Wessel received numerous prizes between 1984 and 1990, including the special prize of the German Theater Society for the best interpretation of a contemporary work (Berlin, 1988) and a prize at the Musica Antiqua Competition of the Flanders Festival in Bruges. He received fellowships from the Studienstiftung des Deutschen Volkes and the DAAD (studying under Peter Kooj in Hilversum/Holland). Wessel has served as an assistant to René Jacobs in the production of operas by P.A.Cesti, F.Cavalli and C.W.Gluck for the International Festival Week of Early Music in Innsbruck, for the WDR Radio, and at the Hamburg State Opera.

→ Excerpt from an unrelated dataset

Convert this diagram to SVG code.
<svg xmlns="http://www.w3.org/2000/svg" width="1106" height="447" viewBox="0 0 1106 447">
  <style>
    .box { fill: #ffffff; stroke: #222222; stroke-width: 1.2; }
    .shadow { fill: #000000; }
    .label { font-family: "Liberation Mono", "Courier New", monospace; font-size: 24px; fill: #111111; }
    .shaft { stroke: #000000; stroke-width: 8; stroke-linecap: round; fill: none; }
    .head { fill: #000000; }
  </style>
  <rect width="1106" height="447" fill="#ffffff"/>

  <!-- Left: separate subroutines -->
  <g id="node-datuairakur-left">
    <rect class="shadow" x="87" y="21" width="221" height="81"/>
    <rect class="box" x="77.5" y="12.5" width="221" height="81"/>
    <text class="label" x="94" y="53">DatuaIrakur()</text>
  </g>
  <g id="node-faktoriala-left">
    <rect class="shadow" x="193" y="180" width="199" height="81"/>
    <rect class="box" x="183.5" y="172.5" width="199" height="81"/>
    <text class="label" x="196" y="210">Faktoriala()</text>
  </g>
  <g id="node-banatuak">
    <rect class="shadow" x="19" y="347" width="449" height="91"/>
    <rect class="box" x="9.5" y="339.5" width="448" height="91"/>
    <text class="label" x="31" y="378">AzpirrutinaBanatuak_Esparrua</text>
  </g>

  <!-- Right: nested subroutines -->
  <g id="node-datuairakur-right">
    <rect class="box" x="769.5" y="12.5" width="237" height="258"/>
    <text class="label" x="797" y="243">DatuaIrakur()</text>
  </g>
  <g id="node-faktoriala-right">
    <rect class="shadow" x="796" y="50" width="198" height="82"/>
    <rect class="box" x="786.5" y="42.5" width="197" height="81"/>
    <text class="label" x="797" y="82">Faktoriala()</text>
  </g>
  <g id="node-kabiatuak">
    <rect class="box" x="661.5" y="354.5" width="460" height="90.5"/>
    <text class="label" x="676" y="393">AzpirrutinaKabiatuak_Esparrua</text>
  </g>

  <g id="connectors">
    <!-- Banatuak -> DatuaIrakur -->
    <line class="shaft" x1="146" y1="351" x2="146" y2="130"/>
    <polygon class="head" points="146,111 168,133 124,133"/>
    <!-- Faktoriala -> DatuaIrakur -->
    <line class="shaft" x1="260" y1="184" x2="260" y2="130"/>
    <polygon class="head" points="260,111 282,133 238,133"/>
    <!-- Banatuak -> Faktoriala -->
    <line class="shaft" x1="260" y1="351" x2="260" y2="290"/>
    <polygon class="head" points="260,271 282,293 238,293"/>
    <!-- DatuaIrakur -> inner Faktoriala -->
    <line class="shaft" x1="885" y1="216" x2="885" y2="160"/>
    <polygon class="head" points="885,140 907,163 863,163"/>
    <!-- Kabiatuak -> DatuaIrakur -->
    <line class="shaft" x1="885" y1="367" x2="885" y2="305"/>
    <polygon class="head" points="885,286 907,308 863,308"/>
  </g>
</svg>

As one of the leading countertenors Wessel is invited to music festivals all over the world (Paris, Madrid, Vienna, Schwetzingen, Salzburg, Innsbruck, Tokyo, San Francisco, a.o.) and to numerous opera houses (Freiburg, Basel, St.Gallen, Barcelona, Nice, Berlin a.o.) where he took part in stage-productions by Herbert Wernicke (in Theodora and Giulio Cesare by G.F.Handel, Aus Deutschland by Mauricio Kagel, Wie liegt die Stadt so wüste with the music by H.Schütz/M.Weckmann and Actus tragicus with the music by J.S.Bach), Joachim Schlömer (as Orfeo in Orfeo ed Euridice by Chr.W.Gluck), Claus Guth (in Schwarzerde by Klaus Huber), Peter Oskarson (in Luci mie traditrici by Salvatore Sciarrino), Gilbert Déflo (in Orfeo by Claudio Monteverdi), John Dew (in Hippolyte et Aricie by Jean Philippe Rameau) a.o. He has been involved in performances, radio broadcasts, amore than sixty recordings under the direction of Philippe Herreweghe, William Christie, Jordi Savall, Gustav Leonhard, Ton Koopman, Michael Schneider, Nikolaus Harnoncourt, Martin Haselböck, Reinhard Goebel, Konrad Junghänel, Michael Hofstetter, Nicholas McGegan, Sigiswald Kuijken, Michel Corboz, Hans-Werner Henze, Arturo Tamayo, Hermann Max, and others.
Kai Wessel is teaching voice and baroque performance practice at the Superiour Highschool of Music Cologne/Germany, and regularly giving summer-classes in Germany and Austria.